Y si alguien pregunta: ¿cómo andamos por acá? Pues...
igual que siempre, vamos, si acaso la interrogante me la lanzasen a mí. E igual que España, añadiría, para precisar la cosa. Solamente habría que puntualizar que, por estos lares la indignación parece andar camino a la extinción. Porque ya saben. En nuestro mar de sargazos de la cochinada y del chanchuyo y del “cómo es”, la probidad es una palabra inexistente en nuestra idiosincrasia. O en nuestra cultura.
Existen personas correctas, claro. Y honestas. Pero el sistema, no nos engañemos, está hecho para cutrear. Para esquilmar. Para ser opacos. O turbios. Y corruptos. Echen nomás una ojeada rápida al Congreso. Para que no me vengan luego con que exagero. Ahí, en ese antro, se suele tolerar todo. Abusos. Vicios. Indecencias. Malos olores. Es así. Pero eso no es lo peor, claro. Lo peor es que el país debe plegarse a lo que ahí dispongan. Como ocurre con el Poder Ejecutivo. Igualito. Solamente que ahí, en el Ejecutivo, son más prepotentes y desconsiderados que en el Parlamento, donde apenas llegan a bulliciosos, vanos e insufribles. Y bueno. Además están pensando en cómo atornillarse en el poder. Pregúntenle, si acaso alguien tiene dudas, a Nadine.

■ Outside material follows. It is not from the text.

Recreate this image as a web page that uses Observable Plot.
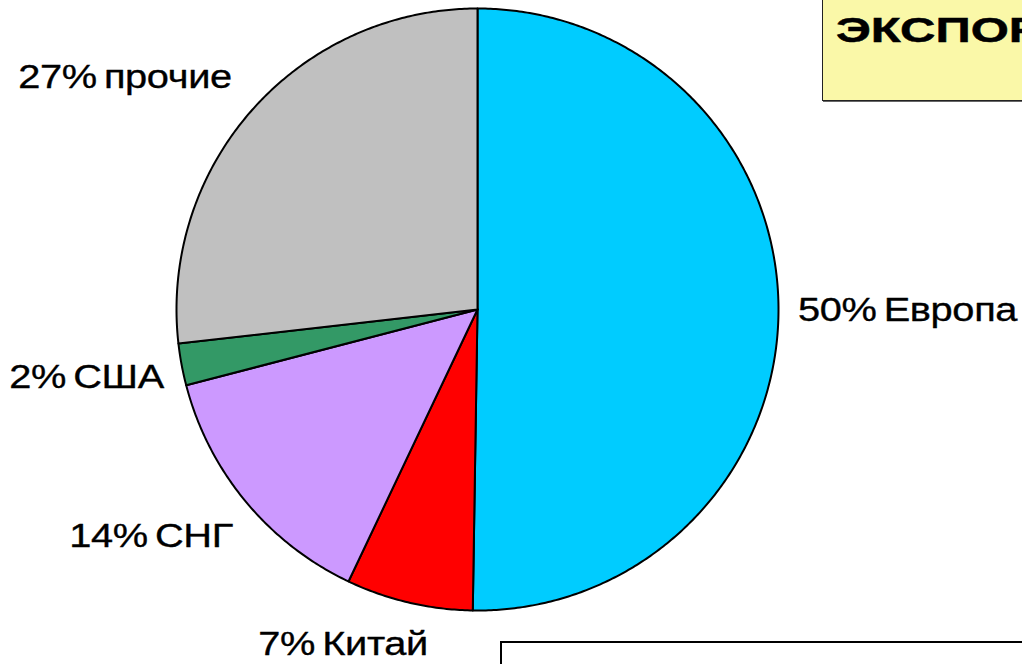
<!DOCTYPE html>
<html><head><meta charset="utf-8">
<script src="https://cdn.jsdelivr.net/npm/d3@7"></script>
<script src="https://cdn.jsdelivr.net/npm/@observablehq/plot@0.6"></script>
<style>
html,body{margin:0;padding:0;background:#fff;overflow:hidden;width:1022px;height:664px;}
#wrap{position:relative;width:1022px;height:664px;overflow:hidden;}
#chart{position:absolute;left:0;top:0;}
#title{position:absolute;left:822px;top:-4px;width:260px;height:105px;background:#FAF8A8;border:1.5px solid #222;box-shadow:1px 1px 0 #666;box-sizing:border-box;overflow:hidden;}
#title span{position:absolute;left:13px;top:15px;font:bold 35px "Liberation Sans",Arial,sans-serif;line-height:1;transform:scaleX(1.4);transform-origin:left center;white-space:nowrap;color:#000;-webkit-text-stroke:0.5px #000;}
#note{position:absolute;left:500px;top:641px;width:600px;height:100px;border:2px solid #000;background:#fff;box-sizing:border-box;}
</style>
</head><body>
<div id="wrap">
  <div id="chart"></div>
  <div id="title"><span>ЭКСПОРТ</span></div>
  <div id="note"></div>
</div>
<script>
const categories = ["Европа", "Китай", "СНГ", "США", "прочие"];
const shares = [50.25, 6.8, 13.9, 2.25, 26.8];
const labels = ["50% Европа", "7% Китай", "14% СНГ", "2% США", "27% прочие"];
const colors = ["#00CCFF", "#FF0000", "#CC99FF", "#339966", "#C0C0C0"];
const labelOffsets = [[129, 9.5], [-66, 52], [-94.5, 45.6], [-95, 23], [-128, -21]];

const arcs = d3.pie().sort(null).value(d => d)(shares);
const pts = [];
const anchors = [];
arcs.forEach((a, i) => {
  const k = categories[i];
  pts.push({k, x: 0, y: 0});
  const n = Math.max(2, Math.ceil((a.endAngle - a.startAngle) / (Math.PI / 360)));
  for (let j = 0; j <= n; j++) {
    const t = a.startAngle + (a.endAngle - a.startAngle) * j / n;
    pts.push({k, x: Math.sin(t), y: Math.cos(t)});
  }
  pts.push({k, x: 0, y: 0});
  const mid = (a.startAngle + a.endAngle) / 2;
  anchors.push({label: labels[i], x: Math.sin(mid), y: Math.cos(mid)});
});

const textMarks = anchors.map((d, i) => Plot.text([d], {
  x: "x", y: "y", text: "label",
  dx: labelOffsets[i][0], dy: labelOffsets[i][1],
  textAnchor: "middle", lineAnchor: "bottom",
  fontSize: 34, fontFamily: "Liberation Sans, Arial, sans-serif",
  fill: "#000", stroke: "#000", strokeWidth: 0.35
}));

const chart = Plot.plot({
  width: 1022,
  height: 664,
  marginLeft: 176,
  marginRight: 244,
  marginTop: 8,
  marginBottom: 54,
  x: {domain: [-1, 1], axis: null},
  y: {domain: [-1, 1], axis: null},
  color: {domain: categories, range: colors},
  marks: [
    Plot.line(pts, {x: "x", y: "y", z: "k", fill: "k", stroke: "#000", strokeWidth: 2, strokeLinejoin: "round"}),
    ...textMarks
  ]
});
// widen the label glyphs horizontally around their centre and tighten the word gap, as in the reference
d3.select(chart).selectAll('g[aria-label="text"] text').each(function () {
  const t = this.getAttribute("transform") || "";
  this.setAttribute("transform", (t + " scale(1.17,1)").trim());
  this.setAttribute("word-spacing", "-3px");
  this.setAttribute("letter-spacing", "-0.3px");
});
document.getElementById("chart").appendChild(chart);
</script>
</body></html>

De hecho, no todos entran como terminan saliendo. Hay bienintencionados, es verdad. Pero la corrupción los termina secuestrando de igual forma. Porque a ver si nos entendemos. La corrupción no es solo la abultada coima envuelta en un grosero sobre manila, sino también aquello que altera y trastoca las reglas para echarlo todo a perder. Es el soborno que pudre, sí. Aunque lo es de igual modo la burocracia absurda que no oye al ciudadano, sino lo agrede. Es el político atropellador y vulgar que se opone a la transparencia y a los contrapesos, y cree que el acceso a la información pública es una página web que hay que actualizar con documentación reciclada e inane. Y que cree que Dinamarca, Nueva Zelanda y Finlandia no son países, sino mundos incomprensibles de otra galaxia.
La corrupción es el espíritu de los tiempos, dirá el político peruano, comentando las noticias españolas, como haciéndole un guiño a “la normalidad”, amén de mostrarla como algo que “ya ven, pasa en todas partes, pasa en el primer mundo, cómo no va a pasar en el Perú”, donde los presidentes ingresan al poder sin fortuna y salen con varias propiedades, elegantísimas casas, y declaraciones de renta que no se condicen con sus ingresos, aprovechándose de la ausencia de un control social. Y así.
Lo demás no tengo que contarlo porque es historia conocida. Es la historia de una plaga. Una plaga con operadores desconocidos pero que tiene a beneficiarios notorios que declaran ante los medios y pontifican y opinan pese a sus trapacerías y pendejadas, creyéndose de pronto que ya se encuentran en la cúspide de la cadena alimenticia.
Qué cosas. Mientras tanto, el país oficial paga impuestos. Y algunos peruanos contribuimos con nuestros tributos para que unos miserables, que manejan los recursos de todos, saquen tajadas para engordar sus bolsillos y, de paso, dinamitar la exigua credibilidad del sistema.
Bueno. No tengo datos duros y documentados al respecto, me disculparán. Lo mío es apenas una tincada. O un pálpito, si prefieren. Pero que la corrupción es un carnaval perpetuo en el Perú, pues qué quieren que les diga, me parece una verdad de a puño. Lo más parecido a un dogma de fe. Y el problema es que la corrupción institucional, como los pantanos o los agujeros negros, cuando te atrapa lo hace para siempre.
¿Estoy generalizando? ¿E hiperbolizando? No lo sé. En todo caso, no encuentro otra manera de razonar cuando tengo la certeza que mis contribuciones al Estado se van mes a mes por la alcantarilla del aprovechamiento ajeno, sin que a nadie le importe un carajo. Supongo que no soy el único que tiene esta percepción. Pero tenía que decirlo. Mejor dicho, vomitarlo.